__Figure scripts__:

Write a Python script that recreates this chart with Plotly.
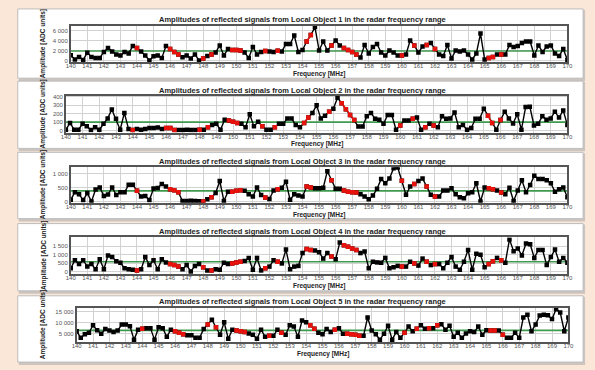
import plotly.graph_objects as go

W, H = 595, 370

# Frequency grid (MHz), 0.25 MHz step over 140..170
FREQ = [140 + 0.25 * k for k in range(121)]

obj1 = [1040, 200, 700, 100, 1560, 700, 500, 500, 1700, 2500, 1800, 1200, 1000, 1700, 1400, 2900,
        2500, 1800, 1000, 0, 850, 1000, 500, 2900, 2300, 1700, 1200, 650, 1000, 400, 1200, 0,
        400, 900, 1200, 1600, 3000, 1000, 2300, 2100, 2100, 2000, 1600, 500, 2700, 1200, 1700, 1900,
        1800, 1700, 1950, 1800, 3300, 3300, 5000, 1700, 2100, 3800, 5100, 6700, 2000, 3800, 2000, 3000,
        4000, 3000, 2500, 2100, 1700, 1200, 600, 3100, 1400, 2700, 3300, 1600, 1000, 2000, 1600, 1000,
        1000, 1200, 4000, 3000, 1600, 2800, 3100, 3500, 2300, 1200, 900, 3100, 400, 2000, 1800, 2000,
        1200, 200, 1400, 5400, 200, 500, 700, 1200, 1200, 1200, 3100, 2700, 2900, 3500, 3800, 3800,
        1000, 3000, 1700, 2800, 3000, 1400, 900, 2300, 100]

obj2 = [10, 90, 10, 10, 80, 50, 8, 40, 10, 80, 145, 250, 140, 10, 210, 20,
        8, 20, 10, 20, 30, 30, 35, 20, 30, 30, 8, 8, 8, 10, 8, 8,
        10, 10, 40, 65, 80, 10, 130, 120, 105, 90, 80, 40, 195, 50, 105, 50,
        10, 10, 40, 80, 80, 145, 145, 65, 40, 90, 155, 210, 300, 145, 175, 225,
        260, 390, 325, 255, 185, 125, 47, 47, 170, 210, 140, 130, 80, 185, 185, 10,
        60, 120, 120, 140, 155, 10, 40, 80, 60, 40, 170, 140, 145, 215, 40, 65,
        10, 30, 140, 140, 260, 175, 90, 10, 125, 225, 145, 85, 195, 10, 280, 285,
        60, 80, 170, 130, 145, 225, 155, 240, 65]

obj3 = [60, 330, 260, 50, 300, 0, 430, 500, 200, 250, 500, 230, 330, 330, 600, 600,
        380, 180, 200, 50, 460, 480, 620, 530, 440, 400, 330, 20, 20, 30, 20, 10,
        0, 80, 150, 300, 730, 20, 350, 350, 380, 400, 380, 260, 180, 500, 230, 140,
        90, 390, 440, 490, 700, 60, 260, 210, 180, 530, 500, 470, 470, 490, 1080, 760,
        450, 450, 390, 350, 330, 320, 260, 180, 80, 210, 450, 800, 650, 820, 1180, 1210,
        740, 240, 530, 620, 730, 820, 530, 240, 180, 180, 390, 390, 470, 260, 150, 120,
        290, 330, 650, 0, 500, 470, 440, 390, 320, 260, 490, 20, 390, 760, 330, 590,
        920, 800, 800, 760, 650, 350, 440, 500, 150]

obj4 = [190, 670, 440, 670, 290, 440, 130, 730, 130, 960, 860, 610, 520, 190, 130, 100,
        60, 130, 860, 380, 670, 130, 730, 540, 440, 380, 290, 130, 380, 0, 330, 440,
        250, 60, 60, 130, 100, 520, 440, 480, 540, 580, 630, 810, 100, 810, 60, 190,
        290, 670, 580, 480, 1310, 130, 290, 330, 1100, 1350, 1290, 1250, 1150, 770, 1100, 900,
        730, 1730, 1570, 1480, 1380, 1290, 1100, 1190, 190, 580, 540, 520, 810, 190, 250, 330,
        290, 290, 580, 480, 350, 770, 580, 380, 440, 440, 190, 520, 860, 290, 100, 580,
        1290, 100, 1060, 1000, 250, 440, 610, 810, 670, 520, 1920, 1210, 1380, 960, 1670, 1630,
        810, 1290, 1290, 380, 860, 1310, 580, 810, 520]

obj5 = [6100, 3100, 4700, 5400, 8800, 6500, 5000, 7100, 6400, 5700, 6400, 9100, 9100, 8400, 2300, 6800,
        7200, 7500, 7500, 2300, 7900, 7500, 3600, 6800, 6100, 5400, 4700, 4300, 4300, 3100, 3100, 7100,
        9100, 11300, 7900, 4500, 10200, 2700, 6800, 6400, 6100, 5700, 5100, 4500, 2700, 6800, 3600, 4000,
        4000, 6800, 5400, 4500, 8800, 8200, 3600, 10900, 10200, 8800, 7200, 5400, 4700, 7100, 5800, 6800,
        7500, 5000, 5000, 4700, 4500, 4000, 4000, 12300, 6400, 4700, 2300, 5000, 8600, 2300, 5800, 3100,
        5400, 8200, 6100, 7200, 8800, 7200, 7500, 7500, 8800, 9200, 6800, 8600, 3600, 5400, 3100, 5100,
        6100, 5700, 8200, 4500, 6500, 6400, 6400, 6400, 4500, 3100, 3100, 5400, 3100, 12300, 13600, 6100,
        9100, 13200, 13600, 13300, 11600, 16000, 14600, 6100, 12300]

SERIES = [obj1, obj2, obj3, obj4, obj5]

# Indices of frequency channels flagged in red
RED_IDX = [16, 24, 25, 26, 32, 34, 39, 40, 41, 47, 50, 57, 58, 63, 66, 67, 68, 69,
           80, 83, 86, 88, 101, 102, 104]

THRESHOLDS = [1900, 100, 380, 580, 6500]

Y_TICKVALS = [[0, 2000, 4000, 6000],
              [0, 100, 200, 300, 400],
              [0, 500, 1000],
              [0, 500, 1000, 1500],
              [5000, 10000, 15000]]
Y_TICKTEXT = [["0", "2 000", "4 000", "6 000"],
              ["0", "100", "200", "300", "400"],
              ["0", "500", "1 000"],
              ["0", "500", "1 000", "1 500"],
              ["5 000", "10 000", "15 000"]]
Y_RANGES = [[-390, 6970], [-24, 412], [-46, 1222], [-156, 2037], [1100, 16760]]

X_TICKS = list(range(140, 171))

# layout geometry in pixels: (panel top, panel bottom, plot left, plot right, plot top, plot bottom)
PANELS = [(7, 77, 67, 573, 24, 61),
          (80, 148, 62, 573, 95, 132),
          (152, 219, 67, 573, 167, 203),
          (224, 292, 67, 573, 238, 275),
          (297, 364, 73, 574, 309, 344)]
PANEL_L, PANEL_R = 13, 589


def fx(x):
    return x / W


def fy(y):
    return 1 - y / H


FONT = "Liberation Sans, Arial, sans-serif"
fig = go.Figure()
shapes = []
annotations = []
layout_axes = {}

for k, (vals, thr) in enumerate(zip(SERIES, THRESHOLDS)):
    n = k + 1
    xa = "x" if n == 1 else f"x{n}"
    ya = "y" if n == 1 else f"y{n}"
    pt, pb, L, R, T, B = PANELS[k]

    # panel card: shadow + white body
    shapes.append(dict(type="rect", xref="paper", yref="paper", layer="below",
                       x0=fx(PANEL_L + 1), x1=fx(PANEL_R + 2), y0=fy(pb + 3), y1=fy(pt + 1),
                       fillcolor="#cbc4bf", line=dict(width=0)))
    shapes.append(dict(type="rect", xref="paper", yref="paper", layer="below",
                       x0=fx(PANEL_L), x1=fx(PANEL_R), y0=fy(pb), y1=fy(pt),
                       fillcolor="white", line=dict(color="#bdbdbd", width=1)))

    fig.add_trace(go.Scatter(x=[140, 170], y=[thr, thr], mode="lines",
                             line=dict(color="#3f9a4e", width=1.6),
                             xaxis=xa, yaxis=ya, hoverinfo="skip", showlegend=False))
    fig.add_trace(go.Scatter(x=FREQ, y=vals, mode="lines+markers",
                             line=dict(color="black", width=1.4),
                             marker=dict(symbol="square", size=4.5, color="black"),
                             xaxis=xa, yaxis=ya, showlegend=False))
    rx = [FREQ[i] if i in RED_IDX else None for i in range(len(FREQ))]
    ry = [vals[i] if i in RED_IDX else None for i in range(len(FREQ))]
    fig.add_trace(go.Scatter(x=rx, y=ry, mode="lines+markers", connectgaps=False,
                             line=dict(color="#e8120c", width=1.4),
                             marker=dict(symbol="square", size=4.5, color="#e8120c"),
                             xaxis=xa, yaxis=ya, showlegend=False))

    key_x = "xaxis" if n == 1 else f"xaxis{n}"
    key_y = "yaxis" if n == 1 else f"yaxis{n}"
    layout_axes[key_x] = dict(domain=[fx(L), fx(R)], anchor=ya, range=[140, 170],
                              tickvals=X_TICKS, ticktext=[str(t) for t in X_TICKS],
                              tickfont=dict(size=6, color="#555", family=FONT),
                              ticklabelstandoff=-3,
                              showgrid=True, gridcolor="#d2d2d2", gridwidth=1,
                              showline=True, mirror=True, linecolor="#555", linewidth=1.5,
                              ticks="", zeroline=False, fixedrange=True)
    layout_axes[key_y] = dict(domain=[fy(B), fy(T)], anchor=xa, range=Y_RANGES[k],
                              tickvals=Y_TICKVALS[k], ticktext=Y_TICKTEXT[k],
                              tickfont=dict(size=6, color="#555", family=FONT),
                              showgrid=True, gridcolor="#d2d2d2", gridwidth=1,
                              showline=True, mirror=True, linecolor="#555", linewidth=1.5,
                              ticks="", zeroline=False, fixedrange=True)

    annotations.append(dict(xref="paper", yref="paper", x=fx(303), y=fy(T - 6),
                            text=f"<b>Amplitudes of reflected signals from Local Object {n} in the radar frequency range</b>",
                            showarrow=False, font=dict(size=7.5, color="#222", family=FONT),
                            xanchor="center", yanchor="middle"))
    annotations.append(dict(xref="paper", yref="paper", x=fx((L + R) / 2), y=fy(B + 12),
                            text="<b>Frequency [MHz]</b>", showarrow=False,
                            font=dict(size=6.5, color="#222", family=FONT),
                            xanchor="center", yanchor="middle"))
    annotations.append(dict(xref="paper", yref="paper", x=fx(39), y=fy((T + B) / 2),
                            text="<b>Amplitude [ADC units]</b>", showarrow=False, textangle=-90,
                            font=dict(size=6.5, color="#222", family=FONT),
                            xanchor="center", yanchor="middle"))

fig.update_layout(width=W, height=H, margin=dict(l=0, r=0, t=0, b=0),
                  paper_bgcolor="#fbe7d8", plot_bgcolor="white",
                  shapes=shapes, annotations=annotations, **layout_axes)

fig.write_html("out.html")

---

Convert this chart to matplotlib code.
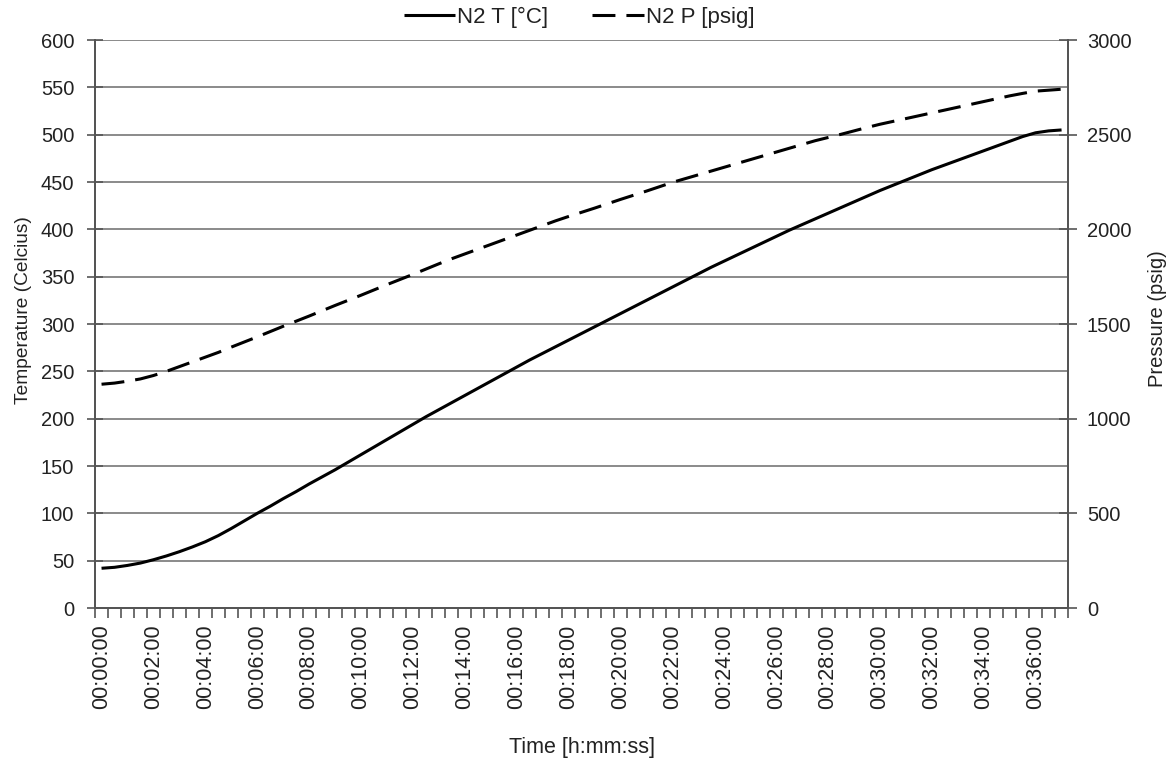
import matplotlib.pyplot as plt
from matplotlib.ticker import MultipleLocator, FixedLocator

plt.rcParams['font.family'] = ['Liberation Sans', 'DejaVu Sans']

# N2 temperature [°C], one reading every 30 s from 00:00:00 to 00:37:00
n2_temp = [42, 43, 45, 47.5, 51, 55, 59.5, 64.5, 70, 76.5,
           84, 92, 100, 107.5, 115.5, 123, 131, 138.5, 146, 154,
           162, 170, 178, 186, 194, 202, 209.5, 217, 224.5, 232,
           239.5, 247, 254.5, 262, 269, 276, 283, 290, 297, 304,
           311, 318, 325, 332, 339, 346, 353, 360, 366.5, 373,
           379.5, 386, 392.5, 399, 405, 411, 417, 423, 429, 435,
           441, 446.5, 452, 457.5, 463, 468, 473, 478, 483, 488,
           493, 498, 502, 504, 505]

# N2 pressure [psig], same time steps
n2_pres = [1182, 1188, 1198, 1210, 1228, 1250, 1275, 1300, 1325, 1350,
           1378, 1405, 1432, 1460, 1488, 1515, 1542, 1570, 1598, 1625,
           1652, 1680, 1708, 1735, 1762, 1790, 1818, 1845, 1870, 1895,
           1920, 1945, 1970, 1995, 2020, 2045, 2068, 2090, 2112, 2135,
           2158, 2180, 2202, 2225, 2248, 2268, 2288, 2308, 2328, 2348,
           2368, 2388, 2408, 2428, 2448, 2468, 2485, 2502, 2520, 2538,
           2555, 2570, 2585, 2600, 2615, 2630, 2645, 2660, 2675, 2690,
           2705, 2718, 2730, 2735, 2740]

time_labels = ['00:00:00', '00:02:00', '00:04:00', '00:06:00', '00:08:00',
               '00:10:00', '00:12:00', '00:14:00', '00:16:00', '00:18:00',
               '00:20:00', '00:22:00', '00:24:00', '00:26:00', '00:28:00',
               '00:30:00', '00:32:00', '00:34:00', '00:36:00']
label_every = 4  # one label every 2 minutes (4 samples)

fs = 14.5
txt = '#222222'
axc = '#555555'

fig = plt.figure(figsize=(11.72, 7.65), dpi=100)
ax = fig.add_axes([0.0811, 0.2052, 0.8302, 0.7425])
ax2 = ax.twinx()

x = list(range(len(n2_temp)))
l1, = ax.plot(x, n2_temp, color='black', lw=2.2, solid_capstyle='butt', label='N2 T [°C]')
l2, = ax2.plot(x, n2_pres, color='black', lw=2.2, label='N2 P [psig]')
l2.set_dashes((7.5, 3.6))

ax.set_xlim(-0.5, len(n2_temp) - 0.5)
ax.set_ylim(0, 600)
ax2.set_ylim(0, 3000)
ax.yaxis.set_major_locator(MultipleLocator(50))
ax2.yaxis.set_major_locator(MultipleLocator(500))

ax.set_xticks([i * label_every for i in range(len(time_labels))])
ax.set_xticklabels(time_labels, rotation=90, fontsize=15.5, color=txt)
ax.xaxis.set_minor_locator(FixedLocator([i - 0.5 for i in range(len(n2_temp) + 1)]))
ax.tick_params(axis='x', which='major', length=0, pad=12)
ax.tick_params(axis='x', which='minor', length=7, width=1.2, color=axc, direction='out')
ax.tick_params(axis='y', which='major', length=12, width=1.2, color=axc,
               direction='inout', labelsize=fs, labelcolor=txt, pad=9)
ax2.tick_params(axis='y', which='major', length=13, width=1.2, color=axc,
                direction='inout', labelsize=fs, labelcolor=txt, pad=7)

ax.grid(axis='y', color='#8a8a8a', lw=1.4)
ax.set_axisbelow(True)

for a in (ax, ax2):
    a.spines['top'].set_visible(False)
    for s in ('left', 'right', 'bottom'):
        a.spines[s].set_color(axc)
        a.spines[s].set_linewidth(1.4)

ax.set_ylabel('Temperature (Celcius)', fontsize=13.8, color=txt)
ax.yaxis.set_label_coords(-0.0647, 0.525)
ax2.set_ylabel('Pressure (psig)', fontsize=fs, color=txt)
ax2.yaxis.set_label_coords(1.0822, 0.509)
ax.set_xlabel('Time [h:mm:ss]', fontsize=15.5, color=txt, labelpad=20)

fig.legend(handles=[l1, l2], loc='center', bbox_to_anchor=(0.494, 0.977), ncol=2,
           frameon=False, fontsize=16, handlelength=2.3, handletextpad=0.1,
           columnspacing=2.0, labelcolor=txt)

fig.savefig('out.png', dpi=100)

__Aim__: In the listing above, find the line with "Convert this chart to matplotlib code." and the line with "2705, 2718, 2730, 2735, 2740]". Set down both and every line between them, minus the pictures.

__Expected output__:
Convert this chart to matplotlib code.
import matplotlib.pyplot as plt
from matplotlib.ticker import MultipleLocator, FixedLocator

plt.rcParams['font.family'] = ['Liberation Sans', 'DejaVu Sans']

# N2 temperature [°C], one reading every 30 s from 00:00:00 to 00:37:00
n2_temp = [42, 43, 45, 47.5, 51, 55, 59.5, 64.5, 70, 76.5,
           84, 92, 100, 107.5, 115.5, 123, 131, 138.5, 146, 154,
           162, 170, 178, 186, 194, 202, 209.5, 217, 224.5, 232,
           239.5, 247, 254.5, 262, 269, 276, 283, 290, 297, 304,
           311, 318, 325, 332, 339, 346, 353, 360, 366.5, 373,
           379.5, 386, 392.5, 399, 405, 411, 417, 423, 429, 435,
           441, 446.5, 452, 457.5, 463, 468, 473, 478, 483, 488,
           493, 498, 502, 504, 505]

# N2 pressure [psig], same time steps
n2_pres = [1182, 1188, 1198, 1210, 1228, 1250, 1275, 1300, 1325, 1350,
           1378, 1405, 1432, 1460, 1488, 1515, 1542, 1570, 1598, 1625,
           1652, 1680, 1708, 1735, 1762, 1790, 1818, 1845, 1870, 1895,
           1920, 1945, 1970, 1995, 2020, 2045, 2068, 2090, 2112, 2135,
           2158, 2180, 2202, 2225, 2248, 2268, 2288, 2308, 2328, 2348,
           2368, 2388, 2408, 2428, 2448, 2468, 2485, 2502, 2520, 2538,
           2555, 2570, 2585, 2600, 2615, 2630, 2645, 2660, 2675, 2690,
           2705, 2718, 2730, 2735, 2740]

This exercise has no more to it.